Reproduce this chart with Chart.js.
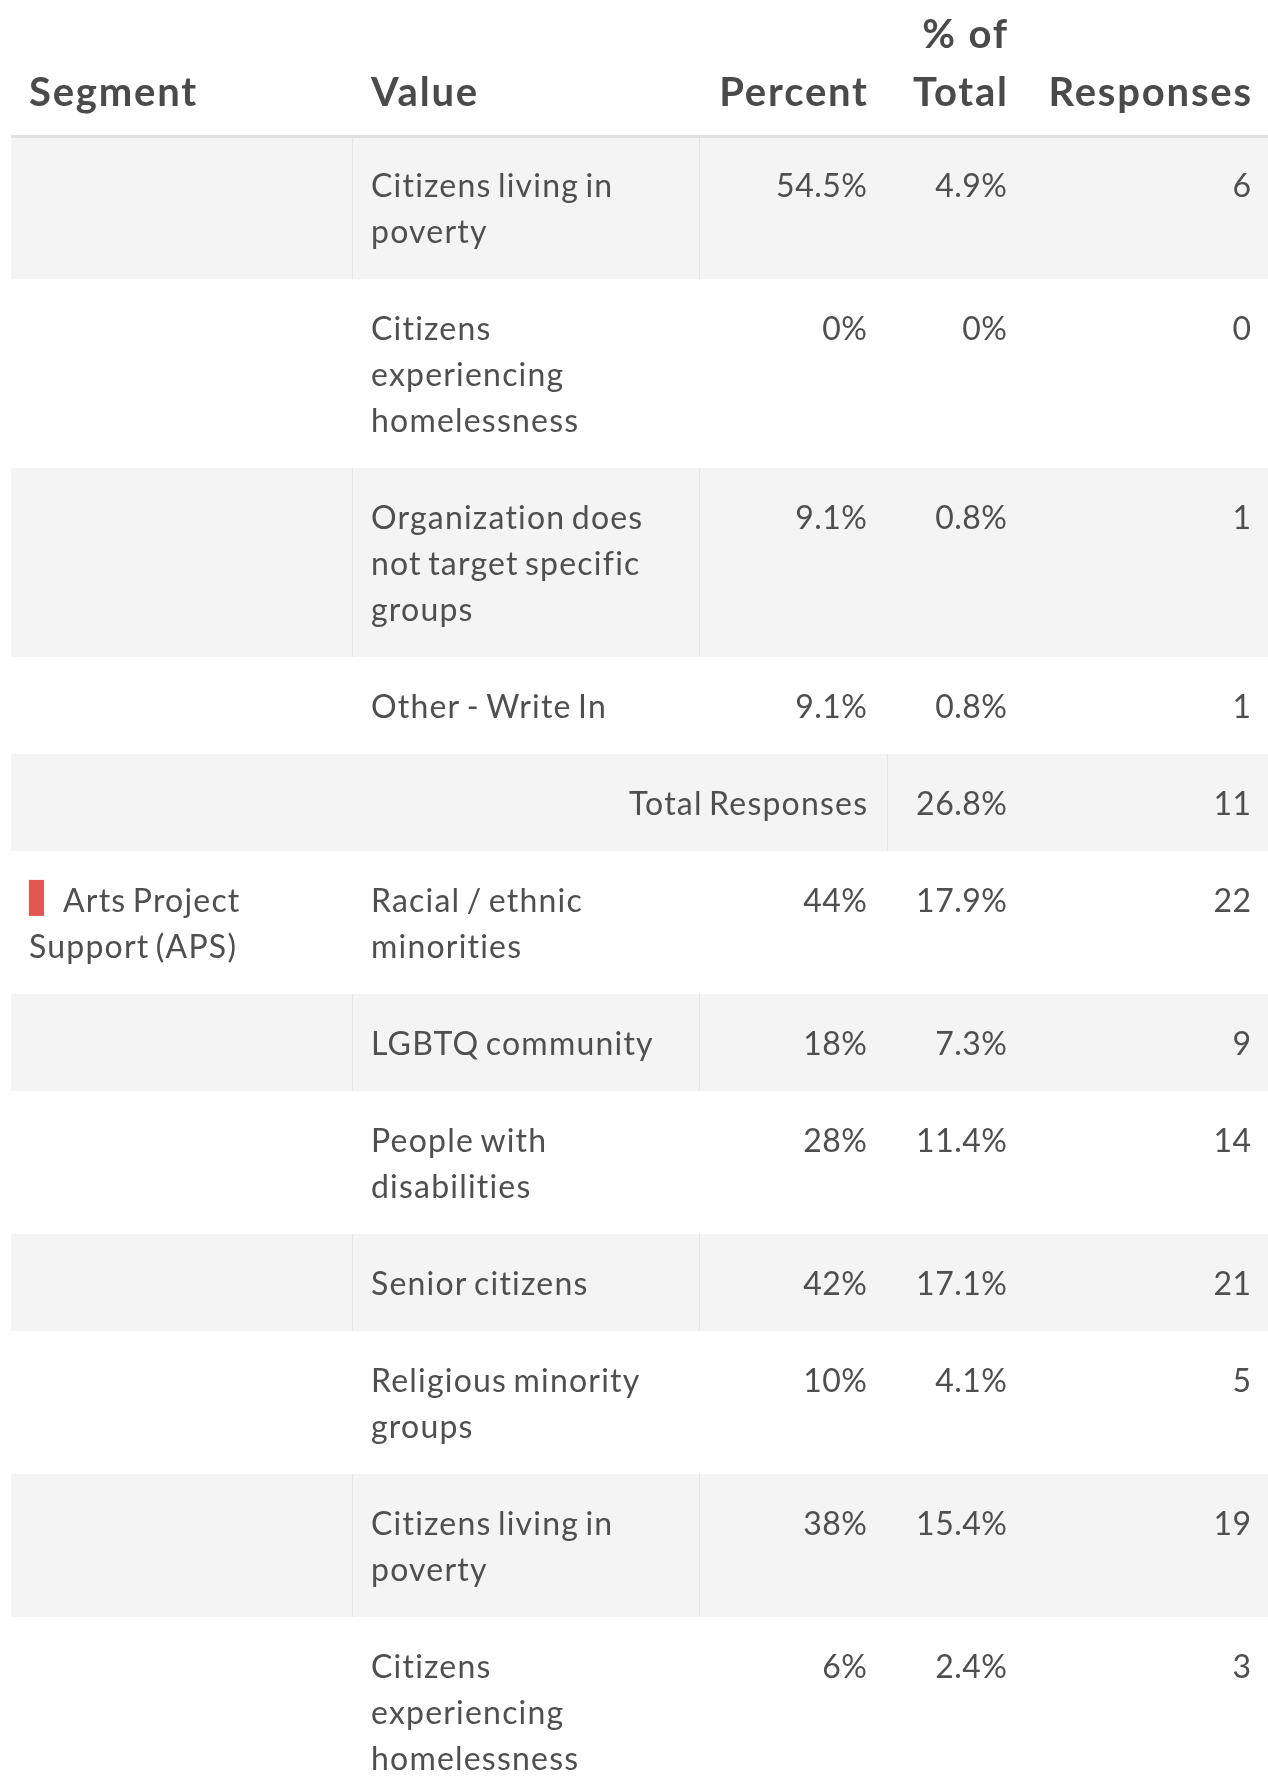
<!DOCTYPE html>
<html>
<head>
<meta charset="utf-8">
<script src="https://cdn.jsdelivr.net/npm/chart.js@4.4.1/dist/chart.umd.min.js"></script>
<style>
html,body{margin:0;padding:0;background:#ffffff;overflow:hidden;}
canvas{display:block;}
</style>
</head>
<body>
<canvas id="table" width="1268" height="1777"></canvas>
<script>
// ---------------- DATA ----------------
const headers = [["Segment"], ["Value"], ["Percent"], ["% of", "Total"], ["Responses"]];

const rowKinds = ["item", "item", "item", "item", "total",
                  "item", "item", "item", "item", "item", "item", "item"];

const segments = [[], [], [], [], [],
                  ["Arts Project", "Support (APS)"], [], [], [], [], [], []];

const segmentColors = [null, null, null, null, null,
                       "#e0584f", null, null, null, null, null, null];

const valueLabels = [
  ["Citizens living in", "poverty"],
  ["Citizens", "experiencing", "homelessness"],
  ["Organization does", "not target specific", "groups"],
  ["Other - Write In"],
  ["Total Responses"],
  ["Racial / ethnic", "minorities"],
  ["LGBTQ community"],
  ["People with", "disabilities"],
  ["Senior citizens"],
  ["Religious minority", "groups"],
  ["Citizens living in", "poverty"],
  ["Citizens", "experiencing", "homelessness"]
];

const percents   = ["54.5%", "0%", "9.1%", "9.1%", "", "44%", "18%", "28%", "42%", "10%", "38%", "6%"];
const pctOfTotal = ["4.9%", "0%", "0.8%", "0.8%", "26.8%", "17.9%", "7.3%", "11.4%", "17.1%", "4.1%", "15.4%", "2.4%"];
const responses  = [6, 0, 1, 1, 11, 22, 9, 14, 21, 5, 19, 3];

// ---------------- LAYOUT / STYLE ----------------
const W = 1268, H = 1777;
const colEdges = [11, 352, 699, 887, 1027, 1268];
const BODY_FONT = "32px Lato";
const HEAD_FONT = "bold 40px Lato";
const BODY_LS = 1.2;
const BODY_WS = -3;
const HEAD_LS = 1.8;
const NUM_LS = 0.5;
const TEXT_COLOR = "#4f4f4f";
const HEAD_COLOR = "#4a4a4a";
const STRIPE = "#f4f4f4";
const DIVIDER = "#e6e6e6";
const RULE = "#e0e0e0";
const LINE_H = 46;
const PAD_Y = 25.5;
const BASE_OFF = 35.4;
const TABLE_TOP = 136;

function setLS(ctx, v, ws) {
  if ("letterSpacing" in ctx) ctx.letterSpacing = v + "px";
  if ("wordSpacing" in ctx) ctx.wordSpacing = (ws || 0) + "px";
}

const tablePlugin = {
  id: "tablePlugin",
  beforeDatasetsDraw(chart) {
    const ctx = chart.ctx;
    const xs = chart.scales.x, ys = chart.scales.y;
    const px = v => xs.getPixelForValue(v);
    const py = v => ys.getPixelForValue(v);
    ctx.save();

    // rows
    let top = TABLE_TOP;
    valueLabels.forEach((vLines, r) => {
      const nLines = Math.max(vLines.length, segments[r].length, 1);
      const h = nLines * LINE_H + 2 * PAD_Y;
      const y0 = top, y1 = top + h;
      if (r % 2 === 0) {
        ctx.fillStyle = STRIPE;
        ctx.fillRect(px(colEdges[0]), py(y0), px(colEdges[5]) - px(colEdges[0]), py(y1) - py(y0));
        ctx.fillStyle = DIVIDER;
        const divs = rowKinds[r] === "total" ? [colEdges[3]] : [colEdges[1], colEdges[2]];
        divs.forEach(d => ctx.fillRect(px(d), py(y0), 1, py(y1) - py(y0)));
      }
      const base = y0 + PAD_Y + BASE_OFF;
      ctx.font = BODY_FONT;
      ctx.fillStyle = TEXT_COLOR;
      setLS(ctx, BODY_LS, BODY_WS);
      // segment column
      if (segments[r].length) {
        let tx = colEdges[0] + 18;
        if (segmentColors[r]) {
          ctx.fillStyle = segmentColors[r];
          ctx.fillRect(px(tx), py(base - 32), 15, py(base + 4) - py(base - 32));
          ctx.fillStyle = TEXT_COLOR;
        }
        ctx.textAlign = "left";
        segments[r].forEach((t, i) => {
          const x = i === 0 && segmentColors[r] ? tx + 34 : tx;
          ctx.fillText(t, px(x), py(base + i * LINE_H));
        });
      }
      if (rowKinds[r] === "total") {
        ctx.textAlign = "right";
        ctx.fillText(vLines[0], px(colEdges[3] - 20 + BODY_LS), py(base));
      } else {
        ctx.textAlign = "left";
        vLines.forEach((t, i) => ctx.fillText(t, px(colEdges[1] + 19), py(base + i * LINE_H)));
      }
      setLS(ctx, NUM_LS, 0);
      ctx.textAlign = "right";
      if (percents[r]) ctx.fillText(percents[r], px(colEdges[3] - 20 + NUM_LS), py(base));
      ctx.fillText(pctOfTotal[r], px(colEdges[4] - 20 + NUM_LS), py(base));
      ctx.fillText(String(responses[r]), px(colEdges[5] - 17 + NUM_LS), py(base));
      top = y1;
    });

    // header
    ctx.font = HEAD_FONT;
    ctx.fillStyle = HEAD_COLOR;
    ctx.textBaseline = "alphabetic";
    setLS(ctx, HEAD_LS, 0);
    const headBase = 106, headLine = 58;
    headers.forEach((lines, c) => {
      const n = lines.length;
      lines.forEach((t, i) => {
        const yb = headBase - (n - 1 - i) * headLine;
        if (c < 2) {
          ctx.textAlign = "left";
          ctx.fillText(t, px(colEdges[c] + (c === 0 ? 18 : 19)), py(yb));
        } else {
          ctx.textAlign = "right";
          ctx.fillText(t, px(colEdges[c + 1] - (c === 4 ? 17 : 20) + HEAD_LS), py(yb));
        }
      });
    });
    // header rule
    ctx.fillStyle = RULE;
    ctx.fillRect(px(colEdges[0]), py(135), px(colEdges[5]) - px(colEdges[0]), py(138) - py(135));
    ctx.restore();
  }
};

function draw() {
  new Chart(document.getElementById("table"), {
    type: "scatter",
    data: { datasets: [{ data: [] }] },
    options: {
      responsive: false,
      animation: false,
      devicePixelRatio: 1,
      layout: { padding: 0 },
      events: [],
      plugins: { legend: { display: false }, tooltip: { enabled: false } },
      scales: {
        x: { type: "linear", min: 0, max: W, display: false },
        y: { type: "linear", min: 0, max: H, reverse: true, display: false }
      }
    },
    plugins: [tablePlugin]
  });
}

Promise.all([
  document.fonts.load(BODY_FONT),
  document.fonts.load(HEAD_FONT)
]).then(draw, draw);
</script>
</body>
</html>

STATED PROBLEM: Copy the whole listing above word for word but do not carry over the pictures.

WRITTEN ANSWER:
Reproduce this chart with Chart.js.
<!DOCTYPE html>
<html>
<head>
<meta charset="utf-8">
<script src="https://cdn.jsdelivr.net/npm/chart.js@4.4.1/dist/chart.umd.min.js"></script>
<style>
html,body{margin:0;padding:0;background:#ffffff;overflow:hidden;}
canvas{display:block;}
</style>
</head>
<body>
<canvas id="table" width="1268" height="1777"></canvas>
<script>
// ---------------- DATA ----------------
const headers = [["Segment"], ["Value"], ["Percent"], ["% of", "Total"], ["Responses"]];

const rowKinds = ["item", "item", "item", "item", "total",
                  "item", "item", "item", "item", "item", "item", "item"];

const segments = [[], [], [], [], [],
                  ["Arts Project", "Support (APS)"], [], [], [], [], [], []];

const segmentColors = [null, null, null, null, null,
                       "#e0584f", null, null, null, null, null, null];

const valueLabels = [
  ["Citizens living in", "poverty"],
  ["Citizens", "experiencing", "homelessness"],
  ["Organization does", "not target specific", "groups"],
  ["Other - Write In"],
  ["Total Responses"],
  ["Racial / ethnic", "minorities"],
  ["LGBTQ community"],
  ["People with", "disabilities"],
  ["Senior citizens"],
  ["Religious minority", "groups"],
  ["Citizens living in", "poverty"],
  ["Citizens", "experiencing", "homelessness"]
];

const percents   = ["54.5%", "0%", "9.1%", "9.1%", "", "44%", "18%", "28%", "42%", "10%", "38%", "6%"];
const pctOfTotal = ["4.9%", "0%", "0.8%", "0.8%", "26.8%", "17.9%", "7.3%", "11.4%", "17.1%", "4.1%", "15.4%", "2.4%"];
const responses  = [6, 0, 1, 1, 11, 22, 9, 14, 21, 5, 19, 3];

// ---------------- LAYOUT / STYLE ----------------
const W = 1268, H = 1777;
const colEdges = [11, 352, 699, 887, 1027, 1268];
const BODY_FONT = "32px Lato";
const HEAD_FONT = "bold 40px Lato";
const BODY_LS = 1.2;
const BODY_WS = -3;
const HEAD_LS = 1.8;
const NUM_LS = 0.5;
const TEXT_COLOR = "#4f4f4f";
const HEAD_COLOR = "#4a4a4a";
const STRIPE = "#f4f4f4";
const DIVIDER = "#e6e6e6";
const RULE = "#e0e0e0";
const LINE_H = 46;
const PAD_Y = 25.5;
const BASE_OFF = 35.4;
const TABLE_TOP = 136;

function setLS(ctx, v, ws) {
  if ("letterSpacing" in ctx) ctx.letterSpacing = v + "px";
  if ("wordSpacing" in ctx) ctx.wordSpacing = (ws || 0) + "px";
}

const tablePlugin = {
  id: "tablePlugin",
  beforeDatasetsDraw(chart) {
    const ctx = chart.ctx;
    const xs = chart.scales.x, ys = chart.scales.y;
    const px = v => xs.getPixelForValue(v);
    const py = v => ys.getPixelForValue(v);
    ctx.save();

    // rows
    let top = TABLE_TOP;
    valueLabels.forEach((vLines, r) => {
      const nLines = Math.max(vLines.length, segments[r].length, 1);
      const h = nLines * LINE_H + 2 * PAD_Y;
      const y0 = top, y1 = top + h;
      if (r % 2 === 0) {
        ctx.fillStyle = STRIPE;
        ctx.fillRect(px(colEdges[0]), py(y0), px(colEdges[5]) - px(colEdges[0]), py(y1) - py(y0));
        ctx.fillStyle = DIVIDER;
        const divs = rowKinds[r] === "total" ? [colEdges[3]] : [colEdges[1], colEdges[2]];
        divs.forEach(d => ctx.fillRect(px(d), py(y0), 1, py(y1) - py(y0)));
      }
      const base = y0 + PAD_Y + BASE_OFF;
      ctx.font = BODY_FONT;
      ctx.fillStyle = TEXT_COLOR;
      setLS(ctx, BODY_LS, BODY_WS);
      // segment column
      if (segments[r].length) {
        let tx = colEdges[0] + 18;
        if (segmentColors[r]) {
          ctx.fillStyle = segmentColors[r];
          ctx.fillRect(px(tx), py(base - 32), 15, py(base + 4) - py(base - 32));
          ctx.fillStyle = TEXT_COLOR;
        }
        ctx.textAlign = "left";
        segments[r].forEach((t, i) => {
          const x = i === 0 && segmentColors[r] ? tx + 34 : tx;
          ctx.fillText(t, px(x), py(base + i * LINE_H));
        });
      }
      if (rowKinds[r] === "total") {
        ctx.textAlign = "right";
        ctx.fillText(vLines[0], px(colEdges[3] - 20 + BODY_LS), py(base));
      } else {
        ctx.textAlign = "left";
        vLines.forEach((t, i) => ctx.fillText(t, px(colEdges[1] + 19), py(base + i * LINE_H)));
      }
      setLS(ctx, NUM_LS, 0);
      ctx.textAlign = "right";
      if (percents[r]) ctx.fillText(percents[r], px(colEdges[3] - 20 + NUM_LS), py(base));
      ctx.fillText(pctOfTotal[r], px(colEdges[4] - 20 + NUM_LS), py(base));
      ctx.fillText(String(responses[r]), px(colEdges[5] - 17 + NUM_LS), py(base));
      top = y1;
    });

    // header
    ctx.font = HEAD_FONT;
    ctx.fillStyle = HEAD_COLOR;
    ctx.textBaseline = "alphabetic";
    setLS(ctx, HEAD_LS, 0);
    const headBase = 106, headLine = 58;
    headers.forEach((lines, c) => {
      const n = lines.length;
      lines.forEach((t, i) => {
        const yb = headBase - (n - 1 - i) * headLine;
        if (c < 2) {
          ctx.textAlign = "left";
          ctx.fillText(t, px(colEdges[c] + (c === 0 ? 18 : 19)), py(yb));
        } else {
          ctx.textAlign = "right";
          ctx.fillText(t, px(colEdges[c + 1] - (c === 4 ? 17 : 20) + HEAD_LS), py(yb));
        }
      });
    });
    // header rule
    ctx.fillStyle = RULE;
    ctx.fillRect(px(colEdges[0]), py(135), px(colEdges[5]) - px(colEdges[0]), py(138) - py(135));
    ctx.restore();
  }
};

function draw() {
  new Chart(document.getElementById("table"), {
    type: "scatter",
    data: { datasets: [{ data: [] }] },
    options: {
      responsive: false,
      animation: false,
      devicePixelRatio: 1,
      layout: { padding: 0 },
      events: [],
      plugins: { legend: { display: false }, tooltip: { enabled: false } },
      scales: {
        x: { type: "linear", min: 0, max: W, display: false },
        y: { type: "linear", min: 0, max: H, reverse: true, display: false }
      }
    },
    plugins: [tablePlugin]
  });
}

Promise.all([
  document.fonts.load(BODY_FONT),
  document.fonts.load(HEAD_FONT)
]).then(draw, draw);
</script>
</body>
</html>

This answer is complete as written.